Sue Ballyn is the Founder and Honorary Director of the Centre for Australian and Transnational Studies Centre at the University of Barcelona, Spain, from where she graduated with a BA in 1982. Her MA thesis on the writings of Sylvia Plath and Ted Hughes won the Faculty prize in 1983. In 1986, she won the Faculty prize again, this time for her PhD thesis on Australian poetry, the first PhD on Australian literature in Spain.
She joined the English and German Philology Department on graduation in 1982 and has remained at the university ever since. In 1990, she founded the Australian Studies Program which was recognised as an official University of Barcelona Observatory-Studies Centre in 2000, known as CEA, Observatorio Centre d’Estudis Australians. It is the only Australian Studies Centre in Spain and one of the most active in Europe.
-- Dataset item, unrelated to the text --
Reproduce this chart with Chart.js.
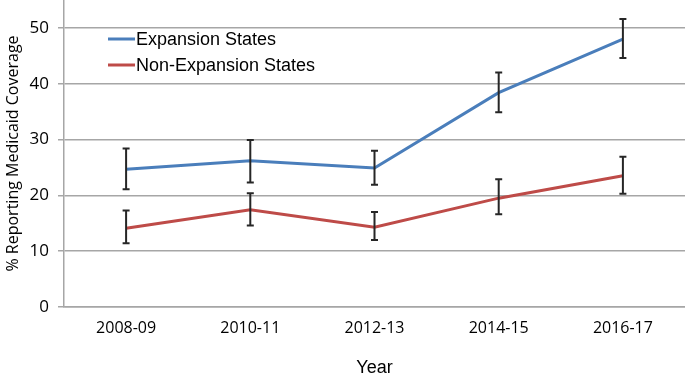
<!DOCTYPE html>
<html>
<head>
<meta charset="utf-8">
<script src="https://cdn.jsdelivr.net/npm/chart.js@4"></script>
<style>html,body{margin:0;padding:0;background:#fff}</style>
</head>
<body>
<canvas id="chart" width="685" height="379"></canvas>
<script>
const YEARS = ['2008-09', '2010-11', '2012-13', '2014-15', '2016-17'];
const EXPANSION = [24.7, 26.2, 24.9, 38.4, 48.0];
const EXPANSION_LOW = [21.1, 22.3, 21.9, 34.9, 44.6];
const EXPANSION_HIGH = [28.4, 29.9, 28.0, 42.0, 51.6];
const NON_EXPANSION = [14.1, 17.4, 14.3, 19.5, 23.5];
const NON_LOW = [11.4, 14.6, 12.0, 16.6, 20.3];
const NON_HIGH = [17.3, 20.4, 17.0, 22.9, 26.9];
const Y_TICKS = [0, 10, 20, 30, 40, 50];

const GRID = '#a6a6a6';
const BLUE = '#4a7ebb';
const RED = '#be4b48';

// error bars drawn on top of the lines
const errorBars = {
  id: 'errorBars',
  afterDatasetsDraw(chart) {
    const { ctx } = chart;
    const y = chart.scales.y;
    ctx.save();
    ctx.strokeStyle = '#262626';
    ctx.lineWidth = 2;
    chart.data.datasets.forEach((ds, i) => {
      const meta = chart.getDatasetMeta(i);
      meta.data.forEach((pt, j) => {
        const top = y.getPixelForValue(ds.high[j]);
        const bot = y.getPixelForValue(ds.low[j]);
        ctx.beginPath();
        ctx.moveTo(pt.x, top); ctx.lineTo(pt.x, bot);
        ctx.moveTo(pt.x - 3.5, top); ctx.lineTo(pt.x + 3.5, top);
        ctx.moveTo(pt.x - 3.5, bot); ctx.lineTo(pt.x + 3.5, bot);
        ctx.stroke();
      });
    });
    ctx.restore();
  }
};

// legend inside the plot, top left
const innerLegend = {
  id: 'innerLegend',
  afterDraw(chart) {
    const { ctx } = chart;
    ctx.save();
    ctx.font = '18px "Liberation Sans", Arial, sans-serif';
    ctx.textBaseline = 'middle';
    ctx.fillStyle = '#000';
    chart.data.datasets.forEach((ds, i) => {
      const ly = 39 + i * 26;
      ctx.strokeStyle = ds.borderColor;
      ctx.lineWidth = 3;
      ctx.beginPath();
      ctx.moveTo(108, ly); ctx.lineTo(135, ly);
      ctx.stroke();
      ctx.fillText(ds.label, 136, ly + 1);
    });
    ctx.restore();
  }
};

new Chart(document.getElementById('chart'), {
  type: 'line',
  data: {
    labels: YEARS,
    datasets: [
      { label: 'Expansion States', data: EXPANSION, low: EXPANSION_LOW, high: EXPANSION_HIGH,
        borderColor: BLUE, borderWidth: 3, pointRadius: 0, tension: 0 },
      { label: 'Non-Expansion States', data: NON_EXPANSION, low: NON_LOW, high: NON_HIGH,
        borderColor: RED, borderWidth: 3, pointRadius: 0, tension: 0 },
    ],
  },
  options: {
    responsive: false,
    animation: false,
    layout: { padding: 0 },
    plugins: { legend: { display: false }, tooltip: { enabled: false } },
    scales: {
      x: {
        offset: true,
        grid: { display: true, drawOnChartArea: false, drawTicks: false },
        border: { color: GRID, width: 1.5 },
        ticks: { color: '#000', padding: 12, font: { family: 'Open Sans', size: 16 } },
        title: { display: true, text: 'Year', color: '#000', padding: 0,
          font: { family: 'Liberation Sans', size: 18 } },
        afterFit(scale) { scale.height = 72; scale.paddingLeft = 0; scale.paddingRight = 0; },
      },
      y: {
        min: 0,
        max: 55,
        afterBuildTicks(scale) { scale.ticks = Y_TICKS.map(v => ({ value: v })); },
        grid: { color: GRID, lineWidth: 1.5, tickLength: 6, tickColor: GRID },
        border: { color: GRID, width: 1.5 },
        ticks: { color: '#000', padding: 9, font: { family: 'Open Sans', size: 17 } },
        title: { display: true, text: '% Reporting Medicaid Coverage', color: '#000', padding: { top: 4 },
          font: { family: 'Open Sans', size: 16 } },
        afterFit(scale) { scale.width = 64; scale.paddingTop = 0; scale.paddingBottom = 0; },
      },
    },
  },
  plugins: [errorBars, innerLegend],
});
</script>
</body>
</html>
Over the last twenty-five years, Sue Ballyn’s research has been focused on foreign convicts transported to Australia, in particular Spanish, Portuguese, Hispanics and Sephardim, and she works closely with the Female Convicts Research Centre, Tasmania. She has published and lectured widely in the area, very often in collaboration with Professor Lucy Frost. May 25, 2018 will see the publication of a book on Adelaide de la Thoreza, a Spanish convict, written by herself and Lucy Frost.
More recently she has become involved in a project on ageing in literature DEDAL-LIT at Lleida University, Spain, which in turn formed part of a European project on ageing: SIforAge. As part of this project she is working on Human Rights and the Elderly, an area she started to research in 1992. In 2020, a book of interviews with elderly women, with the working title Stories of Experience, will be published as a result of this project. These oral stories are drawn from field work she has carried out in Barcelona.
She was recently involved in a ministry funded Project, run out of the Australian Studies Centre and headed by Dr Bill Phillips, on Postcolonial Crime Fiction (POCRIF). This last project has inevitably intertwined itself with her work on convicts and Australia. Her present work focuses on Sephardi Jews in Asian diaspora, and the construction of ageing.